(Source records)
==========

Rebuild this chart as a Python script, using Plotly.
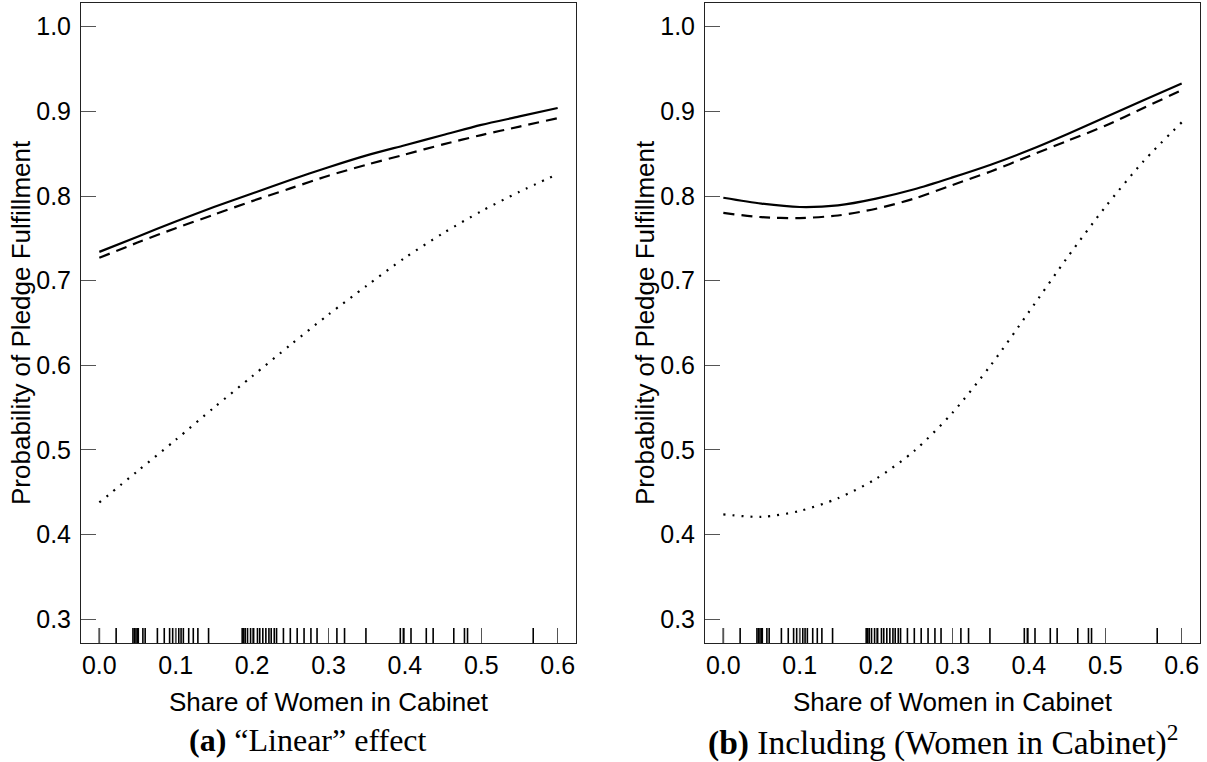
import plotly.graph_objects as go

# ---------------- data ----------------
share_grid = [0.00, 0.05, 0.10, 0.15, 0.20, 0.25, 0.30, 0.35, 0.40, 0.45, 0.50, 0.55, 0.60]

# Panel (a): "Linear" effect
lin_solid  = [0.734, 0.752, 0.770, 0.787, 0.803, 0.819, 0.834, 0.848, 0.860, 0.872, 0.884, 0.894, 0.904]
lin_dashed = [0.727, 0.745, 0.762, 0.778, 0.794, 0.809, 0.824, 0.837, 0.849, 0.861, 0.872, 0.882, 0.892]
lin_dotted = [0.438, 0.475, 0.512, 0.550, 0.587, 0.624, 0.660, 0.694, 0.727, 0.756, 0.782, 0.805, 0.826]

# Panel (b): including squared term
sq_solid  = [0.798, 0.791, 0.787, 0.789, 0.797, 0.808, 0.822, 0.837, 0.854, 0.873, 0.893, 0.913, 0.933]
sq_dashed = [0.780, 0.775, 0.774, 0.777, 0.785, 0.797, 0.813, 0.829, 0.847, 0.865, 0.883, 0.904, 0.925]
sq_dotted = [0.424, 0.421, 0.428, 0.443, 0.466, 0.499, 0.544, 0.600, 0.663, 0.727, 0.787, 0.841, 0.887]

# Observed shares of women in cabinet (rug)
rug_values = [0.000, 0.022, 0.044, 0.046, 0.048, 0.050, 0.051, 0.057, 0.060, 0.076, 0.085,
              0.092, 0.096, 0.100, 0.104, 0.107, 0.110, 0.117, 0.123, 0.129, 0.143, 0.187,
              0.189, 0.191, 0.194, 0.198, 0.202, 0.207, 0.210, 0.214, 0.218, 0.222, 0.225,
              0.229, 0.232, 0.241, 0.250, 0.259, 0.268, 0.277, 0.285, 0.311, 0.321, 0.349,
              0.394, 0.398, 0.408, 0.428, 0.437, 0.464, 0.478, 0.482, 0.568]

x_ticks = [0.0, 0.1, 0.2, 0.3, 0.4, 0.5, 0.6]
x_ticktext = ["0.0", "0.1", "0.2", "0.3", "0.4", "0.5", "0.6"]
y_ticks = [0.3, 0.4, 0.5, 0.6, 0.7, 0.8, 0.9, 1.0]
y_ticktext = ["0.3", "0.4", "0.5", "0.6", "0.7", "0.8", "0.9", "1.0"]

x_title = "Share of Women in Cabinet"
y_title = "Probability of Pledge Fulfillment"
caption_a = "<b>(a)</b> \u201cLinear\u201d effect"
caption_b = "<b>(b)</b> Including (Women in Cabinet)<sup>2</sup>"

# ---------------- layout constants ----------------
W, H = 1207, 762
X_RANGE = [-0.024, 0.624]
Y_RANGE = [0.272, 1.028]
SANS = "Liberation Sans, Arial, Helvetica, sans-serif"
SERIF = "Liberation Serif, Times New Roman, serif"
FS_TICK = 25
FS_TITLE = 26

PLOT_TOP, PLOT_BOTTOM = 3, 643
px_per_unit_y = (PLOT_BOTTOM - PLOT_TOP) / (Y_RANGE[1] - Y_RANGE[0])
rug_len = 15 / px_per_unit_y  # 15 px tall rug ticks, in data units


def rug_xy(vals):
    xs, ys = [], []
    for v in vals:
        xs += [v, v, None]
        ys += [Y_RANGE[0], Y_RANGE[0] + rug_len, None]
    return xs, ys


fig = go.Figure()

line_w = 2.2
styles = ["solid", "11px,7px", "2px,7px"]

for xa, ya, series in [("x", "y", [lin_solid, lin_dashed, lin_dotted]),
                       ("x2", "y2", [sq_solid, sq_dashed, sq_dotted])]:
    for dash, ys in zip(styles, series):
        fig.add_trace(go.Scatter(
            x=share_grid, y=ys, mode="lines", xaxis=xa, yaxis=ya,
            line=dict(color="black", width=line_w, dash=dash, shape="spline", smoothing=0.8),
            showlegend=False, hoverinfo="skip"))
    rx, ry = rug_xy(rug_values)
    fig.add_trace(go.Scatter(x=rx, y=ry, mode="lines", xaxis=xa, yaxis=ya,
                             line=dict(color="black", width=1.6),
                             showlegend=False, hoverinfo="skip"))

ydom = [1 - PLOT_BOTTOM / H, 1 - PLOT_TOP / H]
common_x = dict(range=X_RANGE, tickvals=x_ticks, ticktext=x_ticktext, ticks="inside",
                ticklen=15, tickwidth=1, tickcolor="#555", showline=True, linecolor="#222",
                linewidth=1, mirror=True, showgrid=False, zeroline=False,
                tickfont=dict(family=SANS, size=FS_TICK, color="black"), fixedrange=True)
common_y = dict(range=Y_RANGE, tickvals=y_ticks, ticktext=y_ticktext, ticks="inside",
                ticklen=15, tickwidth=1, tickcolor="#555", showline=True, linecolor="#222",
                linewidth=1, mirror=True, showgrid=False, zeroline=False,
                tickfont=dict(family=SANS, size=FS_TICK, color="black"), fixedrange=True,
                ticklabelstandoff=4, domain=ydom)

fig.update_layout(
    width=W, height=H, margin=dict(l=0, r=0, t=0, b=0),
    paper_bgcolor="white", plot_bgcolor="white",
    xaxis=dict(domain=[81 / W, 576 / W], anchor="y", **common_x),
    yaxis=dict(anchor="x", **common_y),
    xaxis2=dict(domain=[705 / W, 1200 / W], anchor="y2", **common_x),
    yaxis2=dict(anchor="x2", **common_y),
)

ann = []
for cx, lx in [(328.5, 21), (952.5, 645)]:
    ann.append(dict(x=cx / W, y=1 - 702 / H, xref="paper", yref="paper", text=x_title,
                    showarrow=False, font=dict(family=SANS, size=FS_TITLE, color="black"),
                    xanchor="center", yanchor="middle"))
    ann.append(dict(x=lx / W, y=1 - 323 / H, xref="paper", yref="paper", text=y_title,
                    textangle=-90, showarrow=False,
                    font=dict(family=SANS, size=FS_TITLE, color="black"),
                    xanchor="center", yanchor="middle"))
ann.append(dict(x=307.5 / W, y=1 - 740 / H, xref="paper", yref="paper", text=caption_a,
                showarrow=False, font=dict(family=SERIF, size=32, color="black"),
                xanchor="center", yanchor="middle"))
ann.append(dict(x=943 / W, y=1 - 740 / H, xref="paper", yref="paper", text=caption_b,
                showarrow=False, font=dict(family=SERIF, size=33.5, color="black"),
                xanchor="center", yanchor="middle"))
fig.update_layout(annotations=ann)

fig.write_html("out.html", config={"displayModeBar": False},
               post_script="document.body.style.margin='0';document.body.style.overflow='hidden';")
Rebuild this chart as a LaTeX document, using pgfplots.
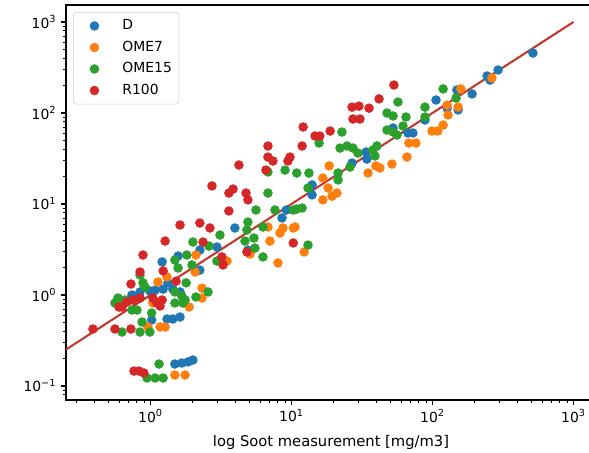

==========

## Aim:
Every record above must be given again exactly; drop the pictures.

## Reply:
Rebuild this chart as a Python script, using Plotly.
import plotly.graph_objects as go

# ---------------- data ----------------
share_grid = [0.00, 0.05, 0.10, 0.15, 0.20, 0.25, 0.30, 0.35, 0.40, 0.45, 0.50, 0.55, 0.60]

# Panel (a): "Linear" effect
lin_solid  = [0.734, 0.752, 0.770, 0.787, 0.803, 0.819, 0.834, 0.848, 0.860, 0.872, 0.884, 0.894, 0.904]
lin_dashed = [0.727, 0.745, 0.762, 0.778, 0.794, 0.809, 0.824, 0.837, 0.849, 0.861, 0.872, 0.882, 0.892]
lin_dotted = [0.438, 0.475, 0.512, 0.550, 0.587, 0.624, 0.660, 0.694, 0.727, 0.756, 0.782, 0.805, 0.826]

# Panel (b): including squared term
sq_solid  = [0.798, 0.791, 0.787, 0.789, 0.797, 0.808, 0.822, 0.837, 0.854, 0.873, 0.893, 0.913, 0.933]
sq_dashed = [0.780, 0.775, 0.774, 0.777, 0.785, 0.797, 0.813, 0.829, 0.847, 0.865, 0.883, 0.904, 0.925]
sq_dotted = [0.424, 0.421, 0.428, 0.443, 0.466, 0.499, 0.544, 0.600, 0.663, 0.727, 0.787, 0.841, 0.887]

# Observed shares of women in cabinet (rug)
rug_values = [0.000, 0.022, 0.044, 0.046, 0.048, 0.050, 0.051, 0.057, 0.060, 0.076, 0.085,
              0.092, 0.096, 0.100, 0.104, 0.107, 0.110, 0.117, 0.123, 0.129, 0.143, 0.187,
              0.189, 0.191, 0.194, 0.198, 0.202, 0.207, 0.210, 0.214, 0.218, 0.222, 0.225,
              0.229, 0.232, 0.241, 0.250, 0.259, 0.268, 0.277, 0.285, 0.311, 0.321, 0.349,
              0.394, 0.398, 0.408, 0.428, 0.437, 0.464, 0.478, 0.482, 0.568]

x_ticks = [0.0, 0.1, 0.2, 0.3, 0.4, 0.5, 0.6]
x_ticktext = ["0.0", "0.1", "0.2", "0.3", "0.4", "0.5", "0.6"]
y_ticks = [0.3, 0.4, 0.5, 0.6, 0.7, 0.8, 0.9, 1.0]
y_ticktext = ["0.3", "0.4", "0.5", "0.6", "0.7", "0.8", "0.9", "1.0"]

x_title = "Share of Women in Cabinet"
y_title = "Probability of Pledge Fulfillment"
caption_a = "<b>(a)</b> \u201cLinear\u201d effect"
caption_b = "<b>(b)</b> Including (Women in Cabinet)<sup>2</sup>"

# ---------------- layout constants ----------------
W, H = 1207, 762
X_RANGE = [-0.024, 0.624]
Y_RANGE = [0.272, 1.028]
SANS = "Liberation Sans, Arial, Helvetica, sans-serif"
SERIF = "Liberation Serif, Times New Roman, serif"
FS_TICK = 25
FS_TITLE = 26

PLOT_TOP, PLOT_BOTTOM = 3, 643
px_per_unit_y = (PLOT_BOTTOM - PLOT_TOP) / (Y_RANGE[1] - Y_RANGE[0])
rug_len = 15 / px_per_unit_y  # 15 px tall rug ticks, in data units


def rug_xy(vals):
    xs, ys = [], []
    for v in vals:
        xs += [v, v, None]
        ys += [Y_RANGE[0], Y_RANGE[0] + rug_len, None]
    return xs, ys


fig = go.Figure()

line_w = 2.2
styles = ["solid", "11px,7px", "2px,7px"]

for xa, ya, series in [("x", "y", [lin_solid, lin_dashed, lin_dotted]),
                       ("x2", "y2", [sq_solid, sq_dashed, sq_dotted])]:
    for dash, ys in zip(styles, series):
        fig.add_trace(go.Scatter(
            x=share_grid, y=ys, mode="lines", xaxis=xa, yaxis=ya,
            line=dict(color="black", width=line_w, dash=dash, shape="spline", smoothing=0.8),
            showlegend=False, hoverinfo="skip"))
    rx, ry = rug_xy(rug_values)
    fig.add_trace(go.Scatter(x=rx, y=ry, mode="lines", xaxis=xa, yaxis=ya,
                             line=dict(color="black", width=1.6),
                             showlegend=False, hoverinfo="skip"))

ydom = [1 - PLOT_BOTTOM / H, 1 - PLOT_TOP / H]
common_x = dict(range=X_RANGE, tickvals=x_ticks, ticktext=x_ticktext, ticks="inside",
                ticklen=15, tickwidth=1, tickcolor="#555", showline=True, linecolor="#222",
                linewidth=1, mirror=True, showgrid=False, zeroline=False,
                tickfont=dict(family=SANS, size=FS_TICK, color="black"), fixedrange=True)
common_y = dict(range=Y_RANGE, tickvals=y_ticks, ticktext=y_ticktext, ticks="inside",
                ticklen=15, tickwidth=1, tickcolor="#555", showline=True, linecolor="#222",
                linewidth=1, mirror=True, showgrid=False, zeroline=False,
                tickfont=dict(family=SANS, size=FS_TICK, color="black"), fixedrange=True,
                ticklabelstandoff=4, domain=ydom)

fig.update_layout(
    width=W, height=H, margin=dict(l=0, r=0, t=0, b=0),
    paper_bgcolor="white", plot_bgcolor="white",
    xaxis=dict(domain=[81 / W, 576 / W], anchor="y", **common_x),
    yaxis=dict(anchor="x", **common_y),
    xaxis2=dict(domain=[705 / W, 1200 / W], anchor="y2", **common_x),
    yaxis2=dict(anchor="x2", **common_y),
)

ann = []
for cx, lx in [(328.5, 21), (952.5, 645)]:
    ann.append(dict(x=cx / W, y=1 - 702 / H, xref="paper", yref="paper", text=x_title,
                    showarrow=False, font=dict(family=SANS, size=FS_TITLE, color="black"),
                    xanchor="center", yanchor="middle"))
    ann.append(dict(x=lx / W, y=1 - 323 / H, xref="paper", yref="paper", text=y_title,
                    textangle=-90, showarrow=False,
                    font=dict(family=SANS, size=FS_TITLE, color="black"),
                    xanchor="center", yanchor="middle"))
ann.append(dict(x=307.5 / W, y=1 - 740 / H, xref="paper", yref="paper", text=caption_a,
                showarrow=False, font=dict(family=SERIF, size=32, color="black"),
                xanchor="center", yanchor="middle"))
ann.append(dict(x=943 / W, y=1 - 740 / H, xref="paper", yref="paper", text=caption_b,
                showarrow=False, font=dict(family=SERIF, size=33.5, color="black"),
                xanchor="center", yanchor="middle"))
fig.update_layout(annotations=ann)

fig.write_html("out.html", config={"displayModeBar": False},
               post_script="document.body.style.margin='0';document.body.style.overflow='hidden';")
Rebuild this chart as a LaTeX document, using pgfplots.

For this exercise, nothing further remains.